FAQ 7: Can a country have a high GNI per capita but still have significant poverty?

Yes. A high GNI per capita does not guarantee the absence of poverty. Income inequality can result in a situation where a large portion of the population lives in poverty despite a high average income. Other factors such as lack of access to education, healthcare, and social services can also contribute to poverty even in countries with high GNI per capita.

FAQ 8: What are the main sources of income from abroad that contribute to a country’s GNI?

These include:

  • Remittances: Money sent home by citizens working abroad.
  • Foreign investment income: Profits, dividends, and interest earned from investments in foreign countries.
  • Royalties and license fees: Payments received for the use of intellectual property rights in foreign countries.

FAQ 9: How does GNI per capita relate to the Human Development Index (HDI)?

The Human Development Index (HDI) is a composite index that measures a country’s achievements in three basic dimensions of human development: health, education, and standard of living. GNI per capita is used as a key indicator of the standard of living component of the HDI.
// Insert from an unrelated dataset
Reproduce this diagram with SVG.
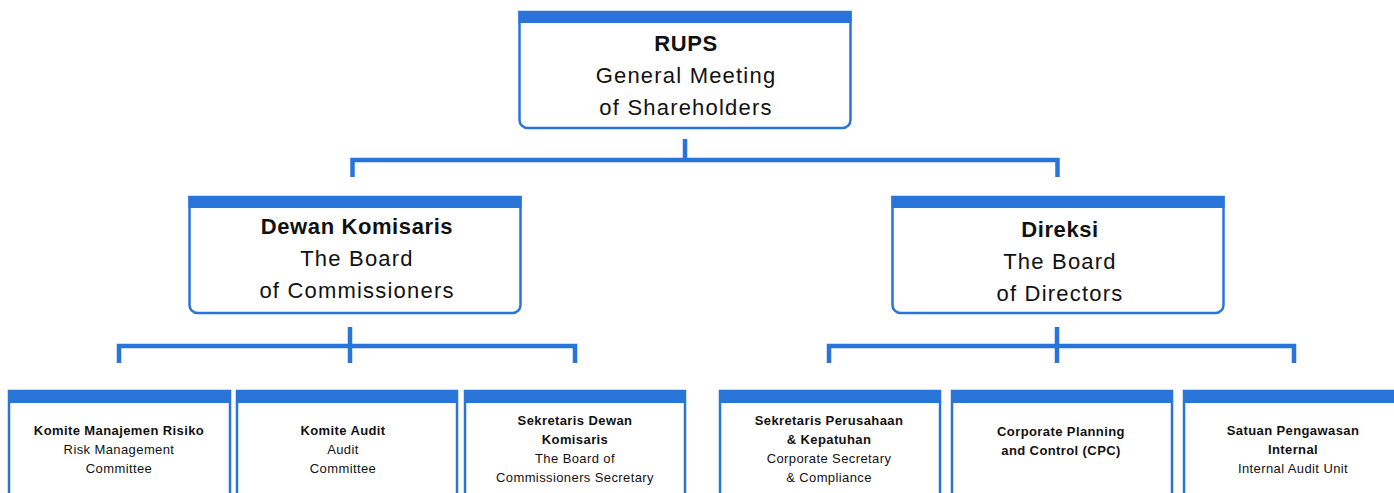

FAQ 10: What are some alternative measures to GNI per capita for assessing economic well-being?

Alternative measures include:

  • Median income: More resistant to outliers than average income.
  • Gini coefficient: Measures income inequality within a country.
  • Human Development Index (HDI): As mentioned above, provides a more holistic view of development.
  • Genuine Progress Indicator (GPI): Considers factors such as environmental degradation and social costs in addition to economic output.
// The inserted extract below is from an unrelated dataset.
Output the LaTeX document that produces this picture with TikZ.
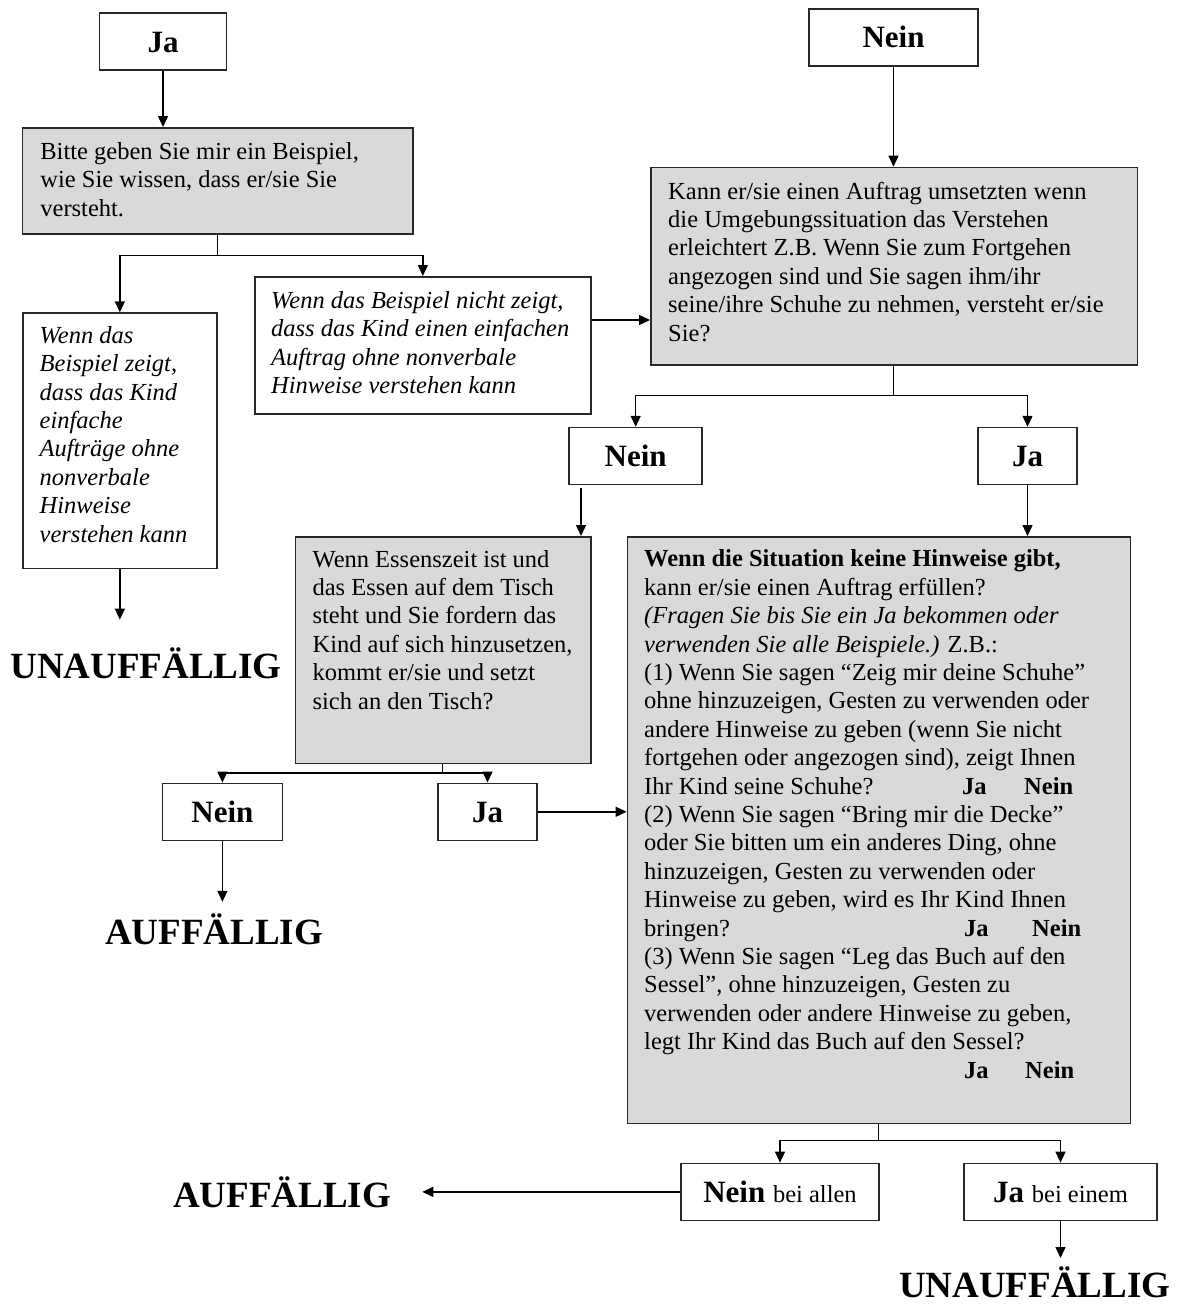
\documentclass[tikz,border=0pt]{standalone}
\usepackage{fontspec}
\setmainfont{Liberation Serif}
\usetikzlibrary{arrows.meta}

\definecolor{boxgray}{RGB}{217,217,217}
\definecolor{edge}{RGB}{40,40,40}

\newcommand\bodysize{\fontsize{24.5}{28.4}\selectfont}
\newcommand\answersize{\fontsize{31}{36}\selectfont\bfseries}
\newcommand\verdictsize{\fontsize{37}{42}\selectfont\bfseries}

\tikzset{
  frame/.style={draw=edge, line width=1.5pt, rectangle, inner sep=0pt, anchor=north west},
  question/.style={frame, fill=boxgray},
  note/.style={frame, fill=white},
  answer/.style={draw=edge, line width=1.5pt, rectangle, inner sep=0pt, font=\answersize,
                 text height=21pt, text depth=0pt, minimum height=57pt},
  bodytext/.style={anchor=north west, inner sep=0pt, align=left, font=\bodysize},
  notetext/.style={bodytext, font=\bodysize\itshape},
  verdict/.style={inner sep=0pt, font=\verdictsize, anchor=base},
  link/.style={draw=black, line width=1.4pt},
  arr/.style={link, -{Triangle[length=11pt,width=10pt]}},
}

\begin{document}
\begin{tikzpicture}[x=1pt,y=-1pt]
\useasboundingbox (0,0) rectangle (1179,1304);

% ---- answer boxes ----
\node[answer, minimum width=127pt] (jaTop)   at (163,41.6)     {Ja};
\node[answer, minimum width=169pt] (neinTop) at (893.5,37.4)   {Nein};
\node[answer, minimum width=133pt] (neinMid) at (635.7,456)    {Nein};
\node[answer, minimum width=99pt]  (jaMid)   at (1027.5,456)   {Ja};
\node[answer, minimum width=120pt] (neinLow) at (222.4,811.8)  {Nein};
\node[answer, minimum width=99pt]  (jaLow)   at (487.5,811.8)  {Ja};
\node[answer, minimum width=197.6pt] (neinAll) at (780,1191.9) {Nein {\bodysize\mdseries bei allen}};
\node[answer, minimum width=192.8pt] (jaOne)   at (1060.5,1191.9) {Ja {\bodysize\mdseries bei einem}};

% ---- question and note boxes ----
\node[question, minimum width=390.4pt, minimum height=106.3pt] (gray1) at (21.8,127) {};
\node[note,     minimum width=193.8pt, minimum height=255.6pt] (leftI) at (22.2,312.3) {};
\node[note,     minimum width=336pt,   minimum height=137.3pt] (midI)  at (254.1,276) {};
\node[question, minimum width=486.8pt, minimum height=197.3pt] (gray2) at (650,166.7) {};
\node[question, minimum width=295.7pt, minimum height=226.5pt] (gray3) at (294.6,536) {};
\node[question, minimum width=503.3pt, minimum height=586.7pt] (gray4) at (626.6,536) {};

% ---- box texts ----
\node[bodytext] (gray1t) at (40.2,139.4) {\strut Bitte geben Sie mir ein Beispiel,\\
wie Sie wissen, dass er/sie Sie\\
versteht.};

\node[notetext] (leftIt) at (39.5,323.3) {\strut Wenn das\\
Beispiel zeigt,\\
dass das Kind\\
einfache\\
Aufträge ohne\\
nonverbale\\
Hinweise\\
verstehen kann};

\node[notetext] (midIt) at (271,288.5) {\strut Wenn das Beispiel nicht zeigt,\\
dass das Kind einen einfachen\\
Auftrag ohne nonverbale\\
Hinweise verstehen kann};

\node[bodytext] (gray2t) at (668,179.1) {\strut Kann er/sie einen Auftrag umsetzten wenn\\
die Umgebungssituation das Verstehen\\
erleichtert Z.B. Wenn Sie zum Fortgehen\\
angezogen sind und Sie sagen ihm/ihr\\
seine/ihre Schuhe zu nehmen, versteht er/sie\\
Sie?};

\node[bodytext] (gray3t) at (312.4,547.1) {\strut Wenn Essenszeit ist und\\
das Essen auf dem Tisch\\
steht und Sie fordern das\\
Kind auf sich hinzusetzen,\\
kommt er/sie und setzt\\
sich an den Tisch?};

\node[bodytext] (gray4t) at (644,546.8) {\strut\textbf{Wenn die Situation keine Hinweise gibt,}\\
kann er/sie einen Auftrag erfüllen?\\
\textit{(Fragen Sie bis Sie ein Ja bekommen oder}\\
\textit{verwenden Sie alle Beispiele.)} Z.B.:\\
(1) Wenn Sie sagen “Zeig mir deine Schuhe”\\
ohne hinzuzeigen, Gesten zu verwenden oder\\
andere Hinweise zu geben (wenn Sie nicht\\
fortgehen oder angezogen sind), zeigt Ihnen\\
\makebox[318pt][l]{Ihr Kind seine Schuhe?}\makebox[62pt][l]{\textbf{Ja}}\textbf{Nein}\\
(2) Wenn Sie sagen “Bring mir die Decke”\\
oder Sie bitten um ein anderes Ding, ohne\\
hinzuzeigen, Gesten zu verwenden oder\\
Hinweise zu geben, wird es Ihr Kind Ihnen\\
\makebox[320pt][l]{bringen?}\makebox[68pt][l]{\textbf{Ja}}\textbf{Nein}\\
(3) Wenn Sie sagen “Leg das Buch auf den\\
Sessel”, ohne hinzuzeigen, Gesten zu\\
verwenden oder andere Hinweise zu geben,\\
legt Ihr Kind das Buch auf den Sessel?\\
\hspace*{320pt}\makebox[61pt][l]{\textbf{Ja}}\textbf{Nein}};

% ---- verdicts ----
\node[verdict] (verdictA) at (146,678.6)    {UNAUFFÄLLIG};
\node[verdict] (verdictB) at (214,944.6)    {AUFFÄLLIG};
\node[verdict] (verdictC) at (282,1207)     {AUFFÄLLIG};
\node[verdict] (verdictD) at (1034.7,1297.5) {UNAUFFÄLLIG};

% ---- connectors ----
\coordinate (split1) at (217.4,255.3);
\coordinate (split2) at (893.5,395.7);
\coordinate (split3) at (442.5,773);
\coordinate (split4) at (878.2,1140.7);
\coordinate (side1)  at (590.1,320);
\coordinate (drop1)  at (581,487.5);
\coordinate (tip0)   at (119.1,619.6);
\coordinate (tip1)   at (222.4,901.8);
\coordinate (tip2)   at (422.3,1192);
\coordinate (tip3)   at (1060.5,1258);

\draw[arr] (jaTop.south) -- (jaTop.south |- gray1.north);
\draw[link] (gray1.south -| split1) -- (split1);
\draw[arr] (split1) -| (leftI.north);
\draw[arr] (split1) -| (midI.north);
\draw[arr] (midI.east |- side1) -- (gray2.west |- side1);

\draw[arr] (neinTop.south) -- (neinTop.south |- gray2.north);
\draw[link] (gray2.south -| split2) -- (split2);
\draw[arr] (split2) -| (neinMid.north);
\draw[arr] (split2) -| (jaMid.north);

\draw[arr] (drop1) -- (drop1 |- gray3.north);
\draw[arr] (jaMid.south) -- (jaMid.south |- gray4.north);

\draw[link] (gray3.south -| split3) -- (split3);
\draw[arr] (split3) -| (neinLow.north);
\draw[arr] (split3) -| (jaLow.north);
\draw[arr] (jaLow.east) -- (jaLow.east -| gray4.west);

\draw[arr] (leftI.south) -- (leftI.south |- tip0);
\draw[arr] (neinLow.south) -- (neinLow.south |- tip1);

\draw[link] (gray4.south -| split4) -- (split4);
\draw[arr] (split4) -| (neinAll.north);
\draw[arr] (split4) -| (jaOne.north);
\draw[arr] (neinAll.west) -- (neinAll.west -| tip2);
\draw[arr] (jaOne.south) -- (jaOne.south |- tip3);
\end{tikzpicture}
\end{document}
FAQ 11: How does currency exchange rate volatility affect GNI per capita comparisons?

Fluctuations in exchange rates can significantly affect GNI per capita when expressed in a common currency (e.g., US dollars). A country’s GNI per capita may appear to increase or decrease simply due to exchange rate movements, even if the underlying economic conditions remain unchanged. This is why PPP adjustments are often used to mitigate the impact of exchange rate volatility.

FAQ 12: Where can I find reliable data on GNI per capita for different countries?

Reliable data sources include:

  • The World Bank: The World Bank’s data portal provides GNI per capita data for most countries.
  • The International Monetary Fund (IMF): The IMF’s World Economic Outlook database also includes GNI per capita data.
  • The United Nations: The UN’s Statistics Division provides various economic and social statistics, including GNI per capita.

By understanding GNI per capita and its nuances, we gain a more comprehensive perspective on a nation’s economic health and the well-being of its citizens. While it’s not a perfect measure, it remains a crucial tool for policymakers, researchers, and investors alike.